Opponents celebrated the possible demise of legislation that they view as codifying same-sex marriage.
"This bill is nothing but a lawsuit waiting to happen," said former Lt. Gov. Walter Bradley, who helped organized the bill's opponents and thinks the new law would conflict with hundreds of others, already on the books, that are based on traditional marriages.
Supporters said they were discouraged but not ready to give up.
"The session's not over yet," said Alexis Blizman, executive director of Equality New Mexico. "But if it's not this year, we'll come back next year."
Opponents will be on guard for any attempt to revive the legislation "until 12 noon on the last day," Bradley said, referring to the Legislature's constitutional adjournment time on Feb. 14.

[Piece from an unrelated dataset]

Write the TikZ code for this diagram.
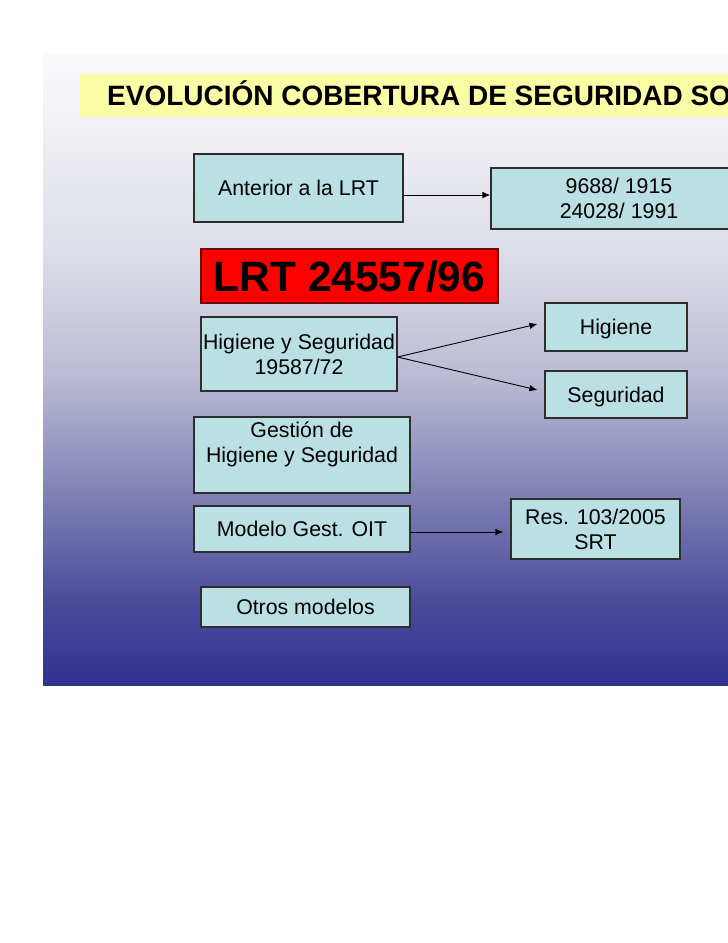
\documentclass[tikz,border=0pt]{standalone}
\usepackage{fontspec}
\setmainfont{Liberation Sans}
\usetikzlibrary{arrows.meta}
\definecolor{cajafill}{RGB}{187,224,227}
\definecolor{cajaline}{RGB}{45,45,45}
\definecolor{titulofill}{RGB}{250,252,166}
\definecolor{lrtred}{RGB}{255,0,0}
\definecolor{lrtline}{RGB}{110,10,10}
\definecolor{fondoA}{RGB}{250,250,252}
\definecolor{fondoB}{RGB}{222,222,232}
\definecolor{fondoC}{RGB}{185,185,212}
\definecolor{fondoD}{RGB}{135,135,185}
\definecolor{fondoE}{RGB}{75,75,155}
\definecolor{fondoF}{RGB}{50,50,145}
\pgfdeclareverticalshading{fondo}{100bp}{color(0bp)=(fondoF); color(25bp)=(fondoF);
 color(31.7bp)=(fondoE); color(41.2bp)=(fondoD); color(49.1bp)=(fondoC);
 color(59.4bp)=(fondoB); color(75bp)=(fondoA); color(100bp)=(fondoA)}
\newcommand\cajafont{\fontsize{21.3}{25}\selectfont}
\tikzset{caja/.style={draw=cajaline,fill=cajafill,line width=1.1pt,inner sep=0pt,
  align=center,font=\cajafont},
 cajauna/.style={caja,text height=15.3pt,text depth=0pt},
 flecha/.style={-{Latex[length=8pt,width=6.5pt]},line width=0.9pt}}

\begin{document}
\begin{tikzpicture}[x=1pt,y=-1pt]
\clip (0,0) rectangle (728,943);
\fill[white] (0,0) rectangle (728,943);
\shade[shading=fondo] (43,53) rectangle (728,685);
\node[fill=titulofill,anchor=west,inner xsep=27pt,inner ysep=11.5pt,
  text height=20pt,text depth=0pt,font=\fontsize{28}{30}\selectfont\bfseries]
  (titulo) at (80,95.5) {EVOLUCIÓN COBERTURA DE SEGURIDAD SO};
\node[cajauna,minimum width=209pt,minimum height=68pt] (ant) at (298.5,188) {Anterior a la LRT};
\node[caja,minimum width=256pt,minimum height=61pt] (ley) at (619,198.5) {9688/ 1915\\24028/ 1991};
\node[cajauna,fill=lrtred,draw=lrtline,font=\fontsize{42.4}{44}\selectfont\bfseries,
  text height=30.4pt,minimum width=297pt,minimum height=54pt] (lrt) at (349.5,276) {LRT 24557/96};
\node[caja,minimum width=196pt,minimum height=74pt] (hys) at (299,354) {Higiene y Seguridad\\19587/72};
\node[cajauna,minimum width=142pt,minimum height=48pt] (hig) at (616,327) {Higiene};
\node[cajauna,minimum width=142pt,minimum height=47pt] (seg) at (616,394.5) {Seguridad};
\node[caja,minimum width=216pt,minimum height=76pt] (ges) at (302,455) {Gestión de\\Higiene y Seguridad\\\mbox{}};
\node[cajauna,minimum width=216pt,minimum height=46pt] (oit) at (302,529) {Modelo Gest. OIT};
\node[caja,minimum width=169pt,minimum height=60pt] (res) at (595.5,529) {Res. 103/2005\\SRT};
\node[cajauna,minimum width=209pt,minimum height=40pt] (otros) at (305.5,607) {Otros modelos};
\draw[flecha] ([yshift=-7pt]ant.east) -- ([yshift=3.5pt]ley.west);
\draw[flecha] ([yshift=-3pt]hys.east) -- ([xshift=-7pt,yshift=3pt]hig.west);
\draw[flecha] ([yshift=-3pt]hys.east) -- ([xshift=-7pt,yshift=4.5pt]seg.west);
\draw[flecha] ([yshift=-3pt]oit.east) -- ([xshift=-7pt,yshift=-3pt]res.west);
\end{tikzpicture}
\end{document}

Under the legislation, gay and lesbian couples, as well as unmarried straight couples in a committed relationship, would be able to enjoy medical coverage through their partner's health insurance plan and would have earned the right to visit a partner in a hospital.
They could also take family medical leave to care for a partner who is ill and earned property rights in a partners' pension and inheritance rights.
Supporters, including some financial planners and attorneys, said domestic partnerships would help save thousands of dollars for gay and lesbian couples as well as unmarried straight couples not related by blood.
Instead of spending heavily to form trusts, the couples could derive the same benefits by entering a domestic partnership, which would cost a $25 fee paid to a county clerk processing the application.
The Senate Judiciary Committee heard from both supporters and opponents Saturday before voting.
"No married couple is going to get divorced because of this bill," said supporter the Rev. Stephen Furrer, pastor of the Unitarian-Universalist Congregation of Santa Fe. "Nobody who is straight is going to become gay. But what will happen is more people will be able to celebrate their love."
Rep. Nora Espinoza, R-Roswell, said the legislation undermined traditional marriage between a man and a woman.
"Domestic partnerships is another word for marriage," Espinoza said. "We must protect the sanctity of marriage."
ARTS SCHOOL: New Mexico would establish its first-ever residential school for the performing and visual arts under legislation heading to Gov. Bill Richardson.
Students selected for the state-chartered school would pay for room and board, but the state would finance the high school. Private fundraising is to help students with rooming costs if they can't afford to fully pay those expenses.
Supporters say the school will be in Santa Fe.
MINE CLEANUP: The House has approved a proposal to pay for cleaning up contamination from abandoned uranium mines and mills.
The measure (HB 342) would earmark money from taxes on future uranium mining and processing for a cleanup fund administered by the Energy, Minerals and Natural Resources Department.
The proposed cleanup program would apply to sites in which mining and milling took place before July 2008. The House passed the measure on a 54-11 vote and sent it to the Senate for consideration.
Opponents objected to the proposed taxes and questioned whether they might discourage uranium companies from resuming operations in New Mexico.